Consider the position some cleaner states are finding themselves. If they could cork all emissions from all internal sources, their air would still fail to meet air-quality standards. That is because some states are finding the huge volume of air pollution rolling in from other states is causing them to fall below those standards.

The economic impact on a state failing to meet air-quality standards can be severe. In nonattainment areas, states cannot issue new air permits. No new permits mean states have difficulty attracting new businesses.

States in nonattainment areas do have options. They can trade existing permits. But it is a tricky process and the price tag can be stunning. The cost could be so high that the state loses the business to another state.

Maureen T. Koetz is the Principal Partner in Koetz and Duncan LLC. She describes the economics of trading air permits in Southern California. In "You Can Have It For a SONGS," she argues trading permits can cost a new business almost $400,000 a ton for each type of pollution.

Southern California is an example. By its own description, California's South Coast Air Quality Management District has the worst air quality in the nation when it comes to ozone and particulate matter. 

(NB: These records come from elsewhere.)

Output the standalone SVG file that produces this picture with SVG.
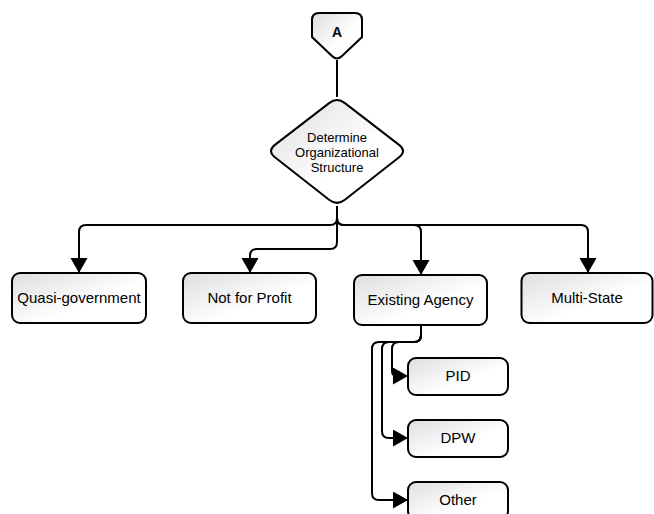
<svg xmlns="http://www.w3.org/2000/svg" width="654" height="514" viewBox="0 0 654 514">
<style>
.node{stroke:#000;stroke-width:2;fill:url(#g)}
.lbl{font-family:"Liberation Sans",Arial,sans-serif;font-size:15px;fill:#000;text-anchor:middle}
.dlbl{font-family:"Liberation Sans",Arial,sans-serif;font-size:13px;fill:#000;text-anchor:middle}
.conn{fill:none;stroke:#000;stroke-width:2}
.arr{marker-end:url(#ah)}
</style>
<defs>
<linearGradient id="g" x1="0" y1="0" x2="1" y2="1">
<stop offset="0" stop-color="#dedede"/>
<stop offset="0.6" stop-color="#ffffff"/>
<stop offset="1" stop-color="#ffffff"/>
</linearGradient>
<marker id="ah" markerUnits="userSpaceOnUse" markerWidth="16" markerHeight="18" refX="15" refY="8.5" orient="auto">
<path d="M0,0 L15,8.5 L0,17 z" fill="#000"/>
</marker>
</defs>
<rect width="654" height="514" fill="#fff"/>
<g id="connectors">
<path class="conn" d="M337,60 V97"/>
<path class="conn arr" d="M337,206 V218 Q337,225 330,225 H86 Q79,225 79,232 V273"/>
<path class="conn arr" d="M337,206 V242 Q337,249 330,249 H257 Q250,249 250,256 V273"/>
<path class="conn arr" d="M337,206 V218 Q337,225 344,225 H414 Q421,225 421,232 V275"/>
<path class="conn arr" d="M337,206 V218 Q337,225 344,225 H581 Q588,225 588,232 V273"/>
<path class="conn arr" d="M421,325 V335 Q421,342 414,342 H399 Q392,342 392,349 V371 Q392,376 397,376 H408"/>
<path class="conn arr" d="M421,325 V335 Q421,342 414,342 H389 Q382,342 382,349 V431 Q382,438 389,438 H408"/>
<path class="conn arr" d="M421,325 V335 Q421,342 414,342 H379 Q372,342 372,349 V493 Q372,500 379,500 H408"/>
</g>
<g id="nodeA">
<path class="node" d="M312,20 Q312,13 319,13 H355 Q362,13 362,20 V37 L342,56 Q337,61 332,56 L312,37 Z"/>
<text x="337" y="37" class="lbl" style="font-weight:bold;font-size:14px">A</text>
</g>
<g id="decision">
<path class="node" d="M329.1,103.1 Q337,97 344.9,103.1 L399.1,144.9 Q407,151 399.1,157.2 L344.9,199.8 Q337,206 329.1,199.8 L274.9,157.2 Q267,151 274.9,144.9 Z"/>
<text class="dlbl" x="337" y="141.5">Determine</text>
<text class="dlbl" x="337" y="156.5">Organizational</text>
<text class="dlbl" x="337" y="171.5">Structure</text>
</g>
<g id="quasi">
<rect class="node" x="12" y="273" width="134" height="50" rx="8"/>
<text class="lbl" x="79" y="303">Quasi-government</text>
</g>
<g id="nfp">
<rect class="node" x="183" y="273" width="133" height="50" rx="8"/>
<text class="lbl" x="249.5" y="303">Not for Profit</text>
</g>
<g id="existing">
<rect class="node" x="354" y="275" width="133" height="50" rx="8"/>
<text class="lbl" x="420.5" y="305">Existing Agency</text>
</g>
<g id="multistate">
<rect class="node" x="521.5" y="273" width="131" height="50" rx="8"/>
<text class="lbl" x="587" y="303">Multi-State</text>
</g>
<g id="pid">
<rect class="node" x="408" y="358" width="100" height="37" rx="8"/>
<text class="lbl" x="458" y="381">PID</text>
</g>
<g id="dpw">
<rect class="node" x="408" y="420" width="100" height="37" rx="8"/>
<text class="lbl" x="458" y="443">DPW</text>
</g>
<g id="other">
<rect class="node" x="408" y="482" width="100" height="37" rx="8"/>
<text class="lbl" x="458" y="505">Other</text>
</g>
</svg>
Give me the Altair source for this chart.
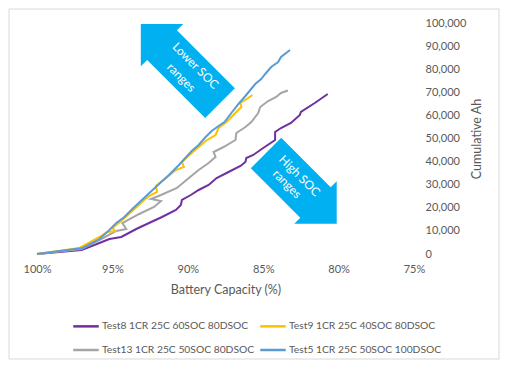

"Getting airshed access through a permit often requires enterprises to buy what are called offsets -- Emission Reduction Credits (ERCs) from a permanently eliminated operating source -- that are transferred to cover the emissions from the permitee. Depending on the supply and demands in the market for these precious ration coupons, the price per ton of offsets can be quite steep. For example, in 2009, an ERC for the ozone ingredient nitrogen oxide (NOx) was $398,000 per ton; sulfur dioxide (SO2) was $434,000 per ton. For comparison, California Carbon Allowances (CCAs) are currently trading just below $15.00 per ton."

Even at lower prices, local administrators can become litigious when another state dumps pollution across state lines. This may be the reason Politico and the New York Times are reporting that a new battle is erupting between some states.

According to Politico, "(e)ight East Coast states will petition Environmental Protection Agency (EPA) to place stricter air pollution regulations on nine states. The move is the latest salvo in a long-running dispute between 'downwind' states whose air pollution levels remain high in large part because of emissions carried by air currents from more coal-dependent states.

'I care about this because it's put Connecticut at an economic disadvantage,' Gov. Dannel Malloy said. 'We're paying a lot of money to remove these compounds from the air.'"

The eight states complaining are Connecticut, Delaware, Maryland, Massachusetts, New Hampshire, New York, Rhode Island and Vermont. The nine states affected by the complaint are Illinois, Indiana, Kentucky, Ohio, Michigan, North Carolina, Tennessee, Virginia and West Virginia.

Affected states have options. One is to ignore the complaint by arguing their plants are EPA complaint. That tactic could force the courts and EPA to promulgate even tighter rules.

Another option is for to the offending states to modify their policies and accelerate the retirement of coal-fired power plants. Of course, each state will address the issue in their own unique fashion.

It appears cross-border pollution could become a threat to natural gas and coal. When a state reaches environmental limits, it is forced to put a cap on its consumption of natural gas, particularly for power generation. In turn, this could limit investment in new gas turbines offered by General Electric (GE) and Siemens (SI). It could dampen Peabody (BTU) and other coal companies' long-term earnings.

The potential winners are renewable energy and nuclear power. In particular, Exelon's (EXC) fleet of nuclear power assets is located in some of the affected states. Since nuclear power produces no air emissions, nuclear wins over coal. Entergy (ETR) and Dominion Resources (D) also win as they have nuclear assets in or near the region, but not to the extent Exelon does.

The problem is not Washington, yet the problem is Washington. Today, the root cause for more regulation appears to be individual states and their disparate approaches towards energy and environmental policies.